-- start --

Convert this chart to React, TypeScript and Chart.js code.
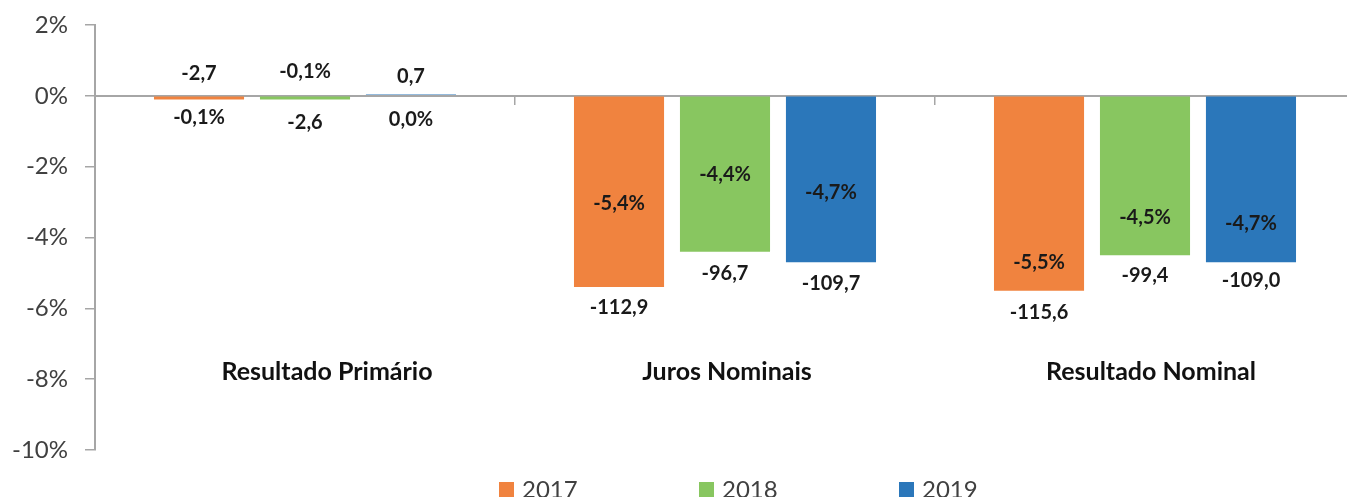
import React, { useEffect, useRef } from "react";
import { Chart, registerables } from "chart.js";

Chart.register(...registerables);

// ---- data ----
const categories = ["Resultado Primário", "Juros Nominais", "Resultado Nominal"];
const years = ["2017", "2018", "2019"];
const pct2017 = [-0.1, -5.4, -5.5];
const pct2018 = [-0.1, -4.4, -4.5];
const pct2019 = [0.04, -4.7, -4.7];
const brl2017 = [-2.7, -112.9, -115.6];
const brl2018 = [-2.6, -96.7, -99.4];
const brl2019 = [0.7, -109.7, -109.0];
const yTicks = [2, 0, -2, -4, -6, -8, -10];

// ---- layout (label anchor positions in axis units) ----
const pctLabelAt = [
  [-0.61, -3.05, -4.71],
  [0.68, -2.23, -3.44],
  [-0.66, -2.74, -3.61],
];
const brlLabelAt = [
  [0.63, -5.99, -6.13],
  [-0.75, -5.03, -5.08],
  [0.54, -5.31, -5.22],
];
const categoryLabelAt = -7.8;
const categoryLabelDx = [22, 2, 6];
const colors = ["#F0833F", "#88C660", "#2B77BA"];

const fmt = (v: number, d: number) => v.toFixed(d).replace(".", ",");

const labelsPlugin = {
  id: "customLabels",
  afterDatasetsDraw(chart: any) {
    const ctx = chart.ctx;
    const y = chart.scales.y;
    const x = chart.scales.x;
    const brl = [brl2017, brl2018, brl2019];
    ctx.save();
    ctx.textAlign = "center";
    ctx.textBaseline = "middle";
    ctx.fillStyle = "#1a1a1a";
    ctx.font = "bold 20px Lato";
    chart.data.datasets.forEach((ds: any, i: number) => {
      const meta = chart.getDatasetMeta(i);
      meta.data.forEach((bar: any, j: number) => {
        const v = ds.data[j];
        ctx.fillText(fmt(v, 1) + "%", bar.x, y.getPixelForValue(pctLabelAt[i][j]));
        ctx.fillText(fmt(brl[i][j], 1), bar.x, y.getPixelForValue(brlLabelAt[i][j]));
      });
    });
    // category labels
    ctx.font = "bold 25px Lato";
    ctx.fillStyle = "#111111";
    categories.forEach((c, j) => {
      ctx.fillText(c, x.getPixelForValue(j) + categoryLabelDx[j], y.getPixelForValue(categoryLabelAt));
    });
    // legend
    ctx.font = "24px Lato";
    ctx.textAlign = "left";
    ctx.textBaseline = "alphabetic";
    const step = 200;
    const center = 738;
    const startX = center - step - 39;
    years.forEach((yr, i) => {
      const bx = startX + i * step;
      ctx.fillStyle = colors[i];
      ctx.fillRect(bx, 482, 15, 15);
      ctx.fillStyle = "#404040";
      ctx.fillText(yr, bx + 23, 498);
    });
    ctx.restore();
  },
};

export default function App() {
  const ref = useRef<HTMLCanvasElement | null>(null);
  useEffect(() => {
    if (!ref.current) return;
    const chart = new Chart(ref.current, {
      type: "bar",
      data: {
        labels: categories,
        datasets: [
          { label: years[0], data: pct2017, backgroundColor: colors[0] },
          { label: years[1], data: pct2018, backgroundColor: colors[1] },
          { label: years[2], data: pct2019, backgroundColor: colors[2] },
        ],
      },
      options: {
        animation: false,
        responsive: false,
        maintainAspectRatio: false,
        layout: { padding: { top: 25, bottom: 47, right: 5, left: 0 } },
        datasets: { bar: { barPercentage: 0.85, categoryPercentage: 0.757 } },
        plugins: { legend: { display: false }, tooltip: { enabled: false } },
        scales: {
          x: {
            position: { y: 0 } as any,
            ticks: { display: false },
            grid: {
              offset: true,
              drawOnChartArea: false,
              drawTicks: true,
              tickLength: 8,
              color: "#a6a6a6",
              lineWidth: 1.5,
            },
            border: { display: true, color: "#a6a6a6", width: 2 },
          },
          y: {
            min: -10,
            max: 2,
            afterBuildTicks: (s: any) => {
              s.ticks = yTicks.map((v) => ({ value: v }));
            },
            afterFit: (s: any) => {
              s.width = 95;
              s.paddingTop = 0;
              s.paddingBottom = 0;
            },
            ticks: {
              padding: 17,
              color: "#404040",
              font: { family: "Lato", size: 24 },
              callback: (v: any) => `${v}%`,
            },
            grid: {
              drawOnChartArea: false,
              drawTicks: true,
              tickLength: 10,
              color: "#a6a6a6",
              lineWidth: 1.5,
            },
            border: { display: true, color: "#a6a6a6", width: 2 },
          },
        },
      },
      plugins: [labelsPlugin],
    });
    return () => chart.destroy();
  }, []);
  return (
    <div style={{ position: "fixed", left: 0, top: 0, width: 1347, height: 497, overflow: "hidden", background: "#fff" }}>
      <canvas ref={ref} width={1360} height={497} style={{ display: "block", width: 1360, height: 497 }} />
    </div>
  );
}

-- end --

» **OBJECTIVE**
Leave the pictures out and output the rest of the listing exactly.

» **RESULT**
Convert this chart to React, TypeScript and Chart.js code.
import React, { useEffect, useRef } from "react";
import { Chart, registerables } from "chart.js";

Chart.register(...registerables);

// ---- data ----
const categories = ["Resultado Primário", "Juros Nominais", "Resultado Nominal"];
const years = ["2017", "2018", "2019"];
const pct2017 = [-0.1, -5.4, -5.5];
const pct2018 = [-0.1, -4.4, -4.5];
const pct2019 = [0.04, -4.7, -4.7];
const brl2017 = [-2.7, -112.9, -115.6];
const brl2018 = [-2.6, -96.7, -99.4];
const brl2019 = [0.7, -109.7, -109.0];
const yTicks = [2, 0, -2, -4, -6, -8, -10];

// ---- layout (label anchor positions in axis units) ----
const pctLabelAt = [
  [-0.61, -3.05, -4.71],
  [0.68, -2.23, -3.44],
  [-0.66, -2.74, -3.61],
];
const brlLabelAt = [
  [0.63, -5.99, -6.13],
  [-0.75, -5.03, -5.08],
  [0.54, -5.31, -5.22],
];
const categoryLabelAt = -7.8;
const categoryLabelDx = [22, 2, 6];
const colors = ["#F0833F", "#88C660", "#2B77BA"];

const fmt = (v: number, d: number) => v.toFixed(d).replace(".", ",");

const labelsPlugin = {
  id: "customLabels",
  afterDatasetsDraw(chart: any) {
    const ctx = chart.ctx;
    const y = chart.scales.y;
    const x = chart.scales.x;
    const brl = [brl2017, brl2018, brl2019];
    ctx.save();
    ctx.textAlign = "center";
    ctx.textBaseline = "middle";
    ctx.fillStyle = "#1a1a1a";
    ctx.font = "bold 20px Lato";
    chart.data.datasets.forEach((ds: any, i: number) => {
      const meta = chart.getDatasetMeta(i);
      meta.data.forEach((bar: any, j: number) => {
        const v = ds.data[j];
        ctx.fillText(fmt(v, 1) + "%", bar.x, y.getPixelForValue(pctLabelAt[i][j]));
        ctx.fillText(fmt(brl[i][j], 1), bar.x, y.getPixelForValue(brlLabelAt[i][j]));
      });
    });
    // category labels
    ctx.font = "bold 25px Lato";
    ctx.fillStyle = "#111111";
    categories.forEach((c, j) => {
      ctx.fillText(c, x.getPixelForValue(j) + categoryLabelDx[j], y.getPixelForValue(categoryLabelAt));
    });
    // legend
    ctx.font = "24px Lato";
    ctx.textAlign = "left";
    ctx.textBaseline = "alphabetic";
    const step = 200;
    const center = 738;
    const startX = center - step - 39;
    years.forEach((yr, i) => {
      const bx = startX + i * step;
      ctx.fillStyle = colors[i];
      ctx.fillRect(bx, 482, 15, 15);
      ctx.fillStyle = "#404040";
      ctx.fillText(yr, bx + 23, 498);
    });
    ctx.restore();
  },
};

export default function App() {
  const ref = useRef<HTMLCanvasElement | null>(null);
  useEffect(() => {
    if (!ref.current) return;
    const chart = new Chart(ref.current, {
      type: "bar",
      data: {
        labels: categories,
        datasets: [
          { label: years[0], data: pct2017, backgroundColor: colors[0] },
          { label: years[1], data: pct2018, backgroundColor: colors[1] },
          { label: years[2], data: pct2019, backgroundColor: colors[2] },
        ],
      },
      options: {
        animation: false,
        responsive: false,
        maintainAspectRatio: false,
        layout: { padding: { top: 25, bottom: 47, right: 5, left: 0 } },
        datasets: { bar: { barPercentage: 0.85, categoryPercentage: 0.757 } },
        plugins: { legend: { display: false }, tooltip: { enabled: false } },
        scales: {
          x: {
            position: { y: 0 } as any,
            ticks: { display: false },
            grid: {
              offset: true,
              drawOnChartArea: false,
              drawTicks: true,
              tickLength: 8,
              color: "#a6a6a6",
              lineWidth: 1.5,
            },
            border: { display: true, color: "#a6a6a6", width: 2 },
          },
          y: {
            min: -10,
            max: 2,
            afterBuildTicks: (s: any) => {
              s.ticks = yTicks.map((v) => ({ value: v }));
            },
            afterFit: (s: any) => {
              s.width = 95;
              s.paddingTop = 0;
              s.paddingBottom = 0;
            },
            ticks: {
              padding: 17,
              color: "#404040",
              font: { family: "Lato", size: 24 },
              callback: (v: any) => `${v}%`,
            },
            grid: {
              drawOnChartArea: false,
              drawTicks: true,
              tickLength: 10,
              color: "#a6a6a6",
              lineWidth: 1.5,
            },
            border: { display: true, color: "#a6a6a6", width: 2 },
          },
        },
      },
      plugins: [labelsPlugin],
    });
    return () => chart.destroy();
  }, []);
  return (
    <div style={{ position: "fixed", left: 0, top: 0, width: 1347, height: 497, overflow: "hidden", background: "#fff" }}>
      <canvas ref={ref} width={1360} height={497} style={{ display: "block", width: 1360, height: 497 }} />
    </div>
  );
}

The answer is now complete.